On Monday, I challenged you to decide if a boycott of Exxon/Mobil will reduce gas prices as suggested by an e-mail chain letter. A lot of good answers and comments came in, both here and over at the Oil Drum, where they cross-posted the challenge to get a peak-oiler view on the question. Now I will give you my take. First I'll give you the simple supply and demand answer then I'll get a little more realistic and talk about some of the real-world issues.
Will a boycott of all Exxon/Mobil gas stations force Exxon/Mobil to reduce their gas price? The simple answer is: No. What happens at all the other stations? For the sake of argument let's suppose that Exxon/Mobil has a 25% market share--I have no idea what the real number is, but it doesn't matter for this argument. Assuming EVERYONE boycotts EM, that means demand at other stations increases by 25%. When demand increases, prices rise. So the effect of the boycott is to increase prices at all other gas stations...OOPS.
On the bright side--for Exxon that is--the boycott makes Exxon/Mobil gas look cheaper by comparison.

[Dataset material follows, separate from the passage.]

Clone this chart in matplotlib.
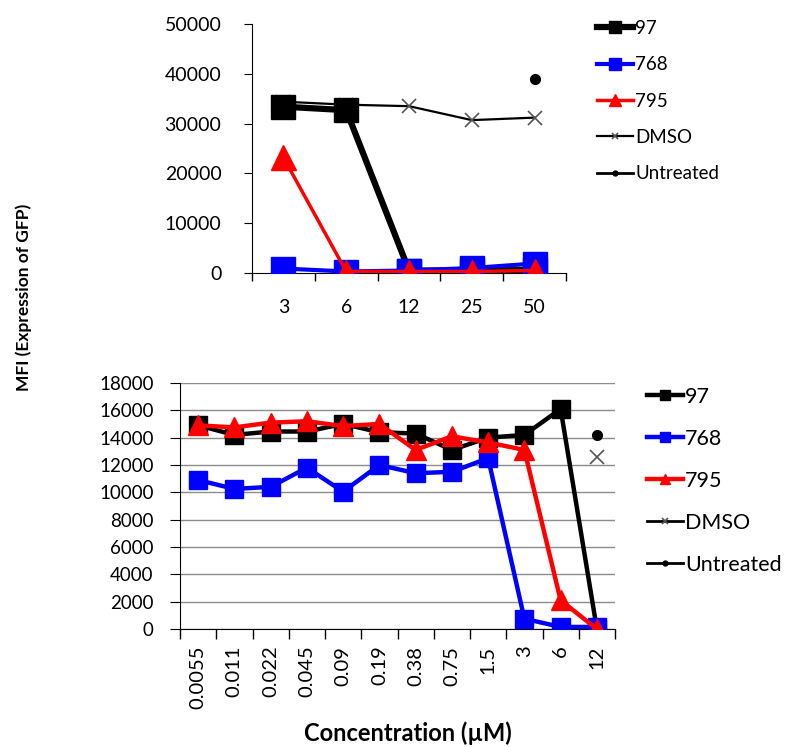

Alright, now for some added reality. What will Exxon's reaction be to the boycott? At first you might think that Exxon will panic and start dropping the price. Maybe, but they really wouldn't have to drop the price much because as soon at the price starts to fall, some greedy SUV driving, McMansion owning, anti-environmental exurbanites-hey, I resemble that remark--will use his unnecessary four wheel drive to run over the picketers and get the $.05 cheaper gas at Exxon. Wait, I forgot, I'm assuming EVERYONE will uphold the boycott so Exxon has to be hurt right?
Nope. Turns out that gas is surprisingly fungible. That is, gas is gas. Whether it comes from Exxon or Shell or wherever, the basic product is the same. So what will Exxon do? When the boycott hits, Shell will be faced with a sudden 25% increase in the demand for their gas. It takes a little while to get gas to the pumps, so the temporary shortage will cause Shell to raise their prices. But how will Shell fill their new demand for gas? Most refineries are already running at 90-95% of their capacity, so it's unlikely Shell can fill the shortage in-house. So where can Shell get extra gas? How about Exxon?

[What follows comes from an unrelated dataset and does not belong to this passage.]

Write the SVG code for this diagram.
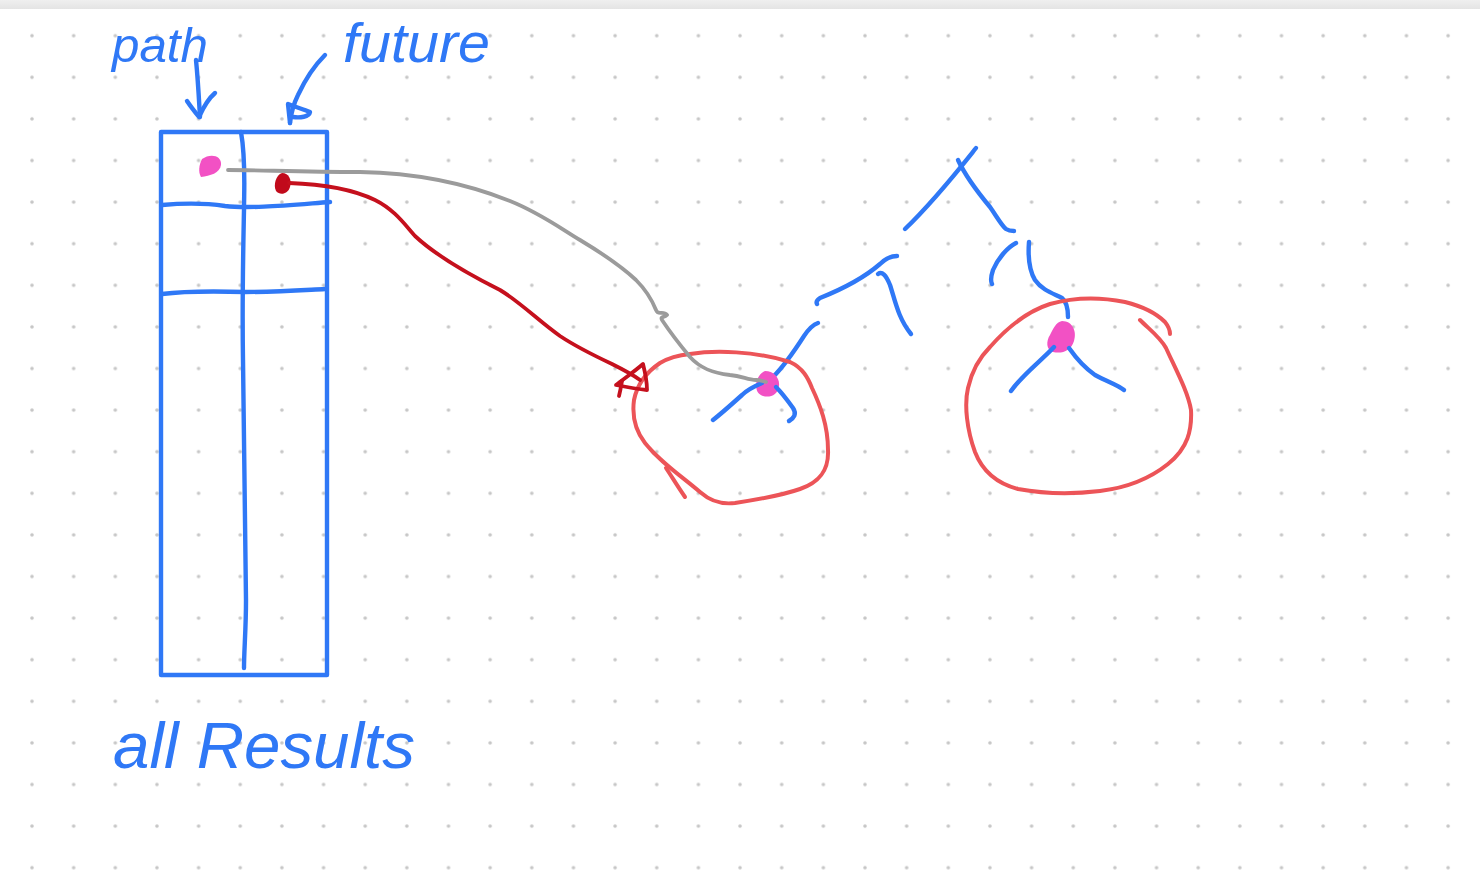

That's right, gas suppliers buy and sell gas from each other. So the shortage at Shell will be filled by the extra capacity Exxon now has. The net effect? Exxon still sells gas, but now at a higher price. In the short-term the boycott has the net effect of raising gas prices and most likely increasing Exxon profits. In the long-run, the net effect is a break down in the boycott and everything gets back to normal.
So to answer my original question: Can consumers force gas prices lower? Yes, but not through a boycott of one station. The ONLY way consumers can drive down the price of gas is to buy less gas from ALL stations. That's right...Drive down, drive less. Hey, I like that.
Now if each of you will e-mail this link to 10 friends, and each of them e-mail it to 10 friends, and so on, within 3 days, John and I will have 4 gazillion visitors and will have achieved our life-long goal we so wantonly seek: FAME...I'm gonna live forever, I'm gonna learn how to fly...HIGH!
**There are a number of other issues I haven't addressed here, all of which make the boycott argument meaningless: like the industry structure, price gouging, etc. I just think that the basic supply and demand argument is plenty to debunk this Urban Myth.